On December 19, according to Bloomberg, France’s 30-year government bond yield rose by 7 basis points to 4.525%, and the 10-year bond yield increased by 6 basis points to 3.614%, approaching a nine-month high. The immediate trigger for this sell-off was French Prime Minister Sébastien Lecornu's statement that it was impossible to pass the 2026 budget by the end of the year.

Compromise talks between representatives of the French Senate and National Assembly broke down rapidly on Friday, with both sides failing to reach agreement on the budget. This means the government will have to extend the current budget into 2026, severely limiting its ability to clean up public finances.

Budget Negotiations Breakdown Hits Market Confidence

The failure of the budget talks was a major blow to Prime Minister Lecornu. When he was reappointed as Prime Minister in October, he had made passing the national budget by year-end his "mission."

Lecornu said on social media platform X: "Therefore, Parliament will not be able to pass the budget for France by the end of the year. I regret this, and our fellow citizens should not have to bear these consequences." He also said he would meet with leaders of other political parties on Monday to discuss "measures to protect the French people and the conditions for finding solutions."

Although the extension mechanism can prevent a government shutdown, it is only a stopgap. New spending projects cannot be approved, including President Macron's important proposal to increase defense spending by 6.5 billion euros over the next two years.

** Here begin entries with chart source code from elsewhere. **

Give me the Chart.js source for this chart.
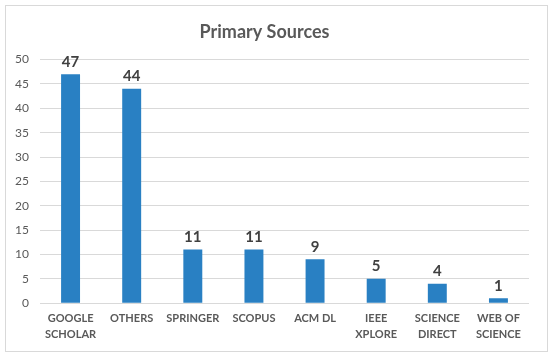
<!DOCTYPE html>
<html>
<head>
<meta charset="utf-8">
<title>Primary Sources</title>
<style>
  html, body { margin: 0; padding: 0; background: #fff; }
  #wrap { position: relative; width: 550px; height: 359px; }
  #myChart { display: block; }
  #frame { position: absolute; left: 5px; top: 5px; width: 541px; height: 345px;
           border: 1px solid #d9d9d9; pointer-events: none; }
</style>
</head>
<body>
<div id="wrap">
  <canvas id="myChart" width="550" height="359"></canvas>
  <div id="frame"></div>
</div>
<script src="https://cdn.jsdelivr.net/npm/chart.js"></script>
<script>
// data
const categories = [
  ['GOOGLE', 'SCHOLAR'], 'OTHERS', 'SPRINGER', 'SCOPUS', 'ACM DL',
  ['IEEE', 'XPLORE'], ['SCIENCE', 'DIRECT'], ['WEB OF', 'SCIENCE']
];
const counts = [47, 44, 11, 11, 9, 5, 4, 1];
const yTicks = [0, 5, 10, 15, 20, 25, 30, 35, 40, 45, 50];

const FONT = 'Lato, "Open Sans", sans-serif';

// numbers on top of bars
const barLabels = {
  id: 'barLabels',
  afterDatasetsDraw(chart) {
    const c = chart.ctx;
    const meta = chart.getDatasetMeta(0);
    c.save();
    c.font = 'bold 15px ' + FONT;
    c.fillStyle = '#404040';
    c.textAlign = 'center';
    c.textBaseline = 'bottom';
    meta.data.forEach((bar, i) => {
      c.fillText(String(counts[i]), bar.x, bar.y - 5);
    });
    c.restore();
  }
};

const ctx = document.getElementById('myChart').getContext('2d');
new Chart(ctx, {
  type: 'bar',
  data: {
    labels: categories,
    datasets: [{
      label: 'Primary Sources',
      data: counts,
      backgroundColor: '#2980c3',
      barPercentage: 0.31,
      categoryPercentage: 1.0
    }]
  },
  options: {
    responsive: false,
    animation: false,
    layout: { padding: { left: 0, right: 21, top: 10, bottom: 9 } },
    plugins: {
      legend: { display: false },
      tooltip: { enabled: false },
      title: {
        display: true,
        text: 'Primary Sources',
        color: '#595959',
        font: { family: FONT, size: 18, weight: 'bold', lineHeight: 1.2 },
        padding: { top: 11, bottom: 17 }
      }
    },
    scales: {
      x: {
        grid: { display: false, drawTicks: false },
        border: { display: false },
        ticks: {
          color: '#595959',
          padding: 8,
          maxRotation: 0,
          autoSkip: false,
          font: { family: FONT, size: 11, weight: 'bold', lineHeight: 1.4 }
        }
      },
      y: {
        min: 0,
        max: 50,
        afterBuildTicks(scale) { scale.ticks = yTicks.map(v => ({ value: v })); },
        afterFit(scale) { scale.width = 40; },
        grid: { color: '#d9d9d9', drawTicks: false },
        border: { display: false },
        ticks: {
          color: '#595959',
          padding: 11,
          font: { family: FONT, size: 12 }
        }
      }
    }
  },
  plugins: [barLabels]
});
</script>
</body>
</html>
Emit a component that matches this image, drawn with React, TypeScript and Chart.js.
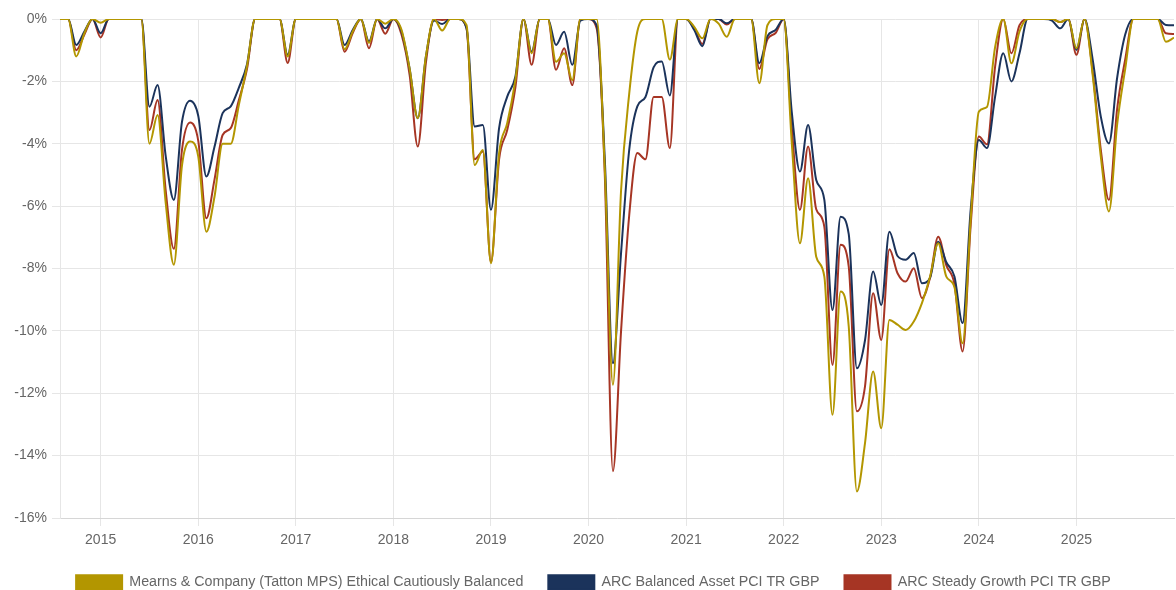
import { useEffect, useRef } from 'react';
import { Chart, registerables } from 'chart.js';

Chart.register(...registerables);

// Month-end observations, Aug 2014 .. Jan 2026
const MONTHS: string[] = [];
for (let i = 0; i < 138; i++) {
  const m = 7 + i;
  MONTHS.push(`${2014 + Math.floor(m / 12)}-${String((m % 12) + 1).padStart(2, '0')}`);
}

const SERIES_NAMES = [
  'Mearns & Company (Tatton MPS) Ethical Cautiously Balanced',
  'ARC Balanced Asset PCI TR GBP',
  'ARC Steady Growth PCI TR GBP',
];

const SERIES_COLORS = ['#b39600', '#1b335b', '#a63524'];

// Drawdown (%)
const MEARNS = [
  0, 0, -1.2, -0.45, 0,
  -0.12, 0, 0, 0, 0, 0, -4.0, -3.08, -5.9, -7.88, -4.7, -3.93,
  -4.4, -6.82, -5.7, -4.0, -4.0, -2.75, -1.5, 0, 0, 0, 0, -1.2,
  0, 0, 0, 0, 0, 0, -0.97, -0.4, 0, -0.77, 0, -0.15,
  0, -0.35, -1.6, -3.18, -1.2, 0, -0.37, 0, 0, -0.2, -4.68, -4.2,
  -7.83, -4.3, -3.34, -1.96, 0, -1.1, 0, 0, -1.37, -1.1, -1.96, 0,
  0, 0, -4.8, -11.73, -5.5, -2.4, -0.4, 0, 0, 0, -1.3, 0,
  0, -0.25, -0.62, 0, -0.15, -0.57, 0, 0, 0, -2.06, -0.2, 0,
  0, -4.0, -7.19, -5.11, -7.62, -8.26, -12.69, -8.74, -9.86, -15.15, -13.6, -11.3,
  -13.12, -9.65, -9.8, -9.97, -9.7, -9.11, -8.26, -7.19, -8.26, -8.6, -10.4, -6.4,
  -2.97, -2.82, -0.9, 0, -1.42, -0.4, 0, 0, 0, 0, -0.1, 0,
  -0.94, 0, -1.8, -4.41, -6.17, -3.4, -1.6, 0, 0, 0, 0, -0.73,
  -0.6,
];

const ARC_BALANCED = [
  0, 0, -0.83, -0.4, 0,
  -0.46, 0, 0, 0, 0, 0, -2.81, -2.12, -4.4, -5.8, -3.3, -2.62,
  -3.1, -5.05, -4.1, -3.02, -2.8, -2.2, -1.45, 0, 0, 0, 0, -1.15,
  0, 0, 0, 0, 0, 0, -0.83, -0.35, 0, -0.72, 0, -0.3,
  0, -0.4, -1.6, -3.18, -1.2, -0.05, -0.16, 0, 0, -0.3, -3.45, -3.4,
  -6.12, -3.5, -2.49, -1.85, 0, -1.05, 0, 0, -0.83, -0.41, -1.47, -0.05,
  0, -0.2, -4.5, -11.04, -7.5, -4.2, -2.8, -2.5, -1.55, -1.36, -2.45, 0,
  0, -0.35, -0.87, 0, 0, -0.14, 0, 0, 0, -1.42, -0.55, -0.35,
  0, -3.0, -4.89, -3.4, -5.16, -5.8, -9.33, -6.34, -6.9, -11.2, -10.3, -8.1,
  -9.17, -6.82, -7.6, -7.72, -7.5, -8.47, -8.3, -7.14, -7.8, -8.26, -9.75, -6.1,
  -3.88, -4.14, -2.49, -1.1, -2.0, -1.1, 0, 0, 0, -0.05, -0.3, 0,
  -0.99, 0, -1.3, -3.13, -3.99, -1.9, -0.5, 0, 0, 0, 0, -0.19,
  -0.2,
];

const ARC_STEADY = [
  0, 0, -1.0, -0.5, 0,
  -0.59, 0, 0, 0, 0, 0, -3.56, -2.6, -5.5, -7.37, -4.2, -3.32,
  -3.9, -6.39, -5.15, -3.72, -3.5, -2.6, -1.6, 0, 0, 0, 0, -1.41,
  0, 0, 0, 0, 0, 0, -1.05, -0.45, 0, -0.94, 0, -0.47,
  0, -0.5, -1.8, -4.09, -1.4, 0, -0.03, 0, 0, -0.3, -4.5, -4.25,
  -7.8, -4.5, -3.56, -2.2, 0, -1.47, 0, 0, -1.63, -0.94, -2.12, 0,
  0, -0.3, -5.0, -14.5, -10.0, -6.3, -4.3, -4.5, -2.5, -2.5, -4.14, 0,
  0, -0.3, -0.8, 0, 0, -0.18, 0, 0, 0, -1.6, -0.65, -0.45,
  0, -3.5, -6.12, -4.09, -6.1, -6.66, -11.09, -7.24, -7.94, -12.58, -11.78, -8.79,
  -10.29, -7.38, -8.15, -8.42, -7.99, -8.95, -8.3, -6.98, -7.9, -8.5, -10.66, -6.6,
  -3.77, -4.02, -1.53, 0, -1.1, -0.2, 0, 0, 0, 0, -0.1, 0,
  -1.15, 0, -1.7, -4.2, -5.8, -2.9, -1.3, 0, 0, 0, 0, -0.46,
  -0.48,
];

const YEAR_TICKS = [2015, 2016, 2017, 2018, 2019, 2020, 2021, 2022, 2023, 2024, 2025];

export default function App() {
  const ref = useRef<HTMLCanvasElement>(null);

  useEffect(() => {
    if (!ref.current) return;
    const xs = MONTHS.map((m) => {
      const [y, mo] = m.split('-').map(Number);
      return y + (mo - 1) / 12;
    });
    const pts = (vals: number[]) => vals.map((v, i) => ({ x: xs[i], y: v }));
    const seriesValues = [MEARNS, ARC_BALANCED, ARC_STEADY];

    const legendLayout = {
      id: 'legendLayout',
      afterInit(chart: any) {
        const l = chart.legend;
        if (l) {
          const orig = l.fit.bind(l);
          l.fit = function () {
            orig();
            this.height = 40;
          };
        }
      },
      afterLayout(chart: any) {
        const l = chart.legend;
        if (l) {
          l.left += 6.5;
          l.right += 6.5;
        }
      },
    };

    Chart.defaults.font.family = '"Liberation Sans", Arial, sans-serif';
    Chart.defaults.font.size = 14;
    Chart.defaults.color = '#666';

    const chart = new Chart(ref.current, {
      type: 'line',
      data: {
        datasets: seriesValues.map((vals, i) => ({
          label: SERIES_NAMES[i],
          data: pts(vals),
          borderColor: SERIES_COLORS[i],
          backgroundColor: SERIES_COLORS[i],
          borderWidth: 2,
          pointRadius: 0,
          cubicInterpolationMode: 'monotone' as const,
          fill: false,
        })),
      },
      options: {
        animation: false,
        responsive: true,
        maintainAspectRatio: false,
        layout: { padding: { top: 19, right: 2, left: 0, bottom: 0 } },
        plugins: {
          legend: {
            position: 'bottom',
            labels: {
              boxWidth: 46,
              boxHeight: 14,
              padding: 25,
              color: '#666',
              font: { size: 14.28 },
            },
          },
          tooltip: { enabled: false },
        },
        scales: {
          x: {
            type: 'linear',
            min: xs[0],
            max: xs[xs.length - 1],
            afterBuildTicks: (s: any) => {
              s.ticks = YEAR_TICKS.map((v) => ({ value: v }));
            },
            afterFit: (s: any) => {
              s.height = 32;
            },
            ticks: {
              callback: (v: any) => String(v),
              padding: 6,
              maxRotation: 0,
              autoSkip: false,
              color: '#666',
            },
            grid: { color: '#e6e6e6', tickLength: 8 },
            border: { color: '#d6d6d6' },
          },
          y: {
            min: -16,
            max: 0,
            afterFit: (s: any) => {
              s.width = 60;
            },
            ticks: {
              stepSize: 2,
              padding: 5,
              callback: (v: any) => `${v}%`,
              color: '#666',
            },
            grid: { color: '#e6e6e6', tickLength: 8 },
            border: { color: '#e6e6e6' },
          },
        },
      },
      plugins: [legendLayout],
    });
    return () => chart.destroy();
  }, []);

  return (
    <div style={{ position: 'absolute', left: 0, top: 0, width: 1176, height: 590 }}>
      <canvas ref={ref} />
    </div>
  );
}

Fiscal Consolidation Plan Faces Setback

The stalled budget will seriously impede France's process of reducing its fiscal deficit. Lecornu’s previously proposed package aimed to lower the deficit ratio below 5% of GDP by 2026 and to within 3% by 2029, a key requirement of the European Commission.

François Villeroy de Galhau, Governor of the Bank of France, said on Radio France Internationale on Friday that the budget extension would "lead to a deficit much higher than the ideal level... because it does not include any cost-saving measures nor any tax measures."

Due to domestic political turmoil and uncertainty about the fiscal outlook, France’s sovereign credit rating has been downgraded several times. The failure of the latest budget negotiations further increases market concerns about the sustainability of France's public finances.

Setback for Political Compromise Strategy

Prime Minister Lecornu’s failure to push through the budget was mainly because he voluntarily gave up a constitutional power that would allow the government to pass the budget without a parliamentary vote, but would expose the Prime Minister to a no-confidence vote.

To win support, Lecornu turned to a compromise strategy, making a series of concessions to the center-left Socialist Party, including suspending pension reforms promoted by Macron’s government, thus securing passage of part of the budget related to France’s social security system.

However, talks remained deadlocked over the core national budget text. The opposition filed thousands of amendments, delaying and causing constant controversy during the review process. Last month, an early version of the budget was rejected, with only one parliamentarian voting in favor.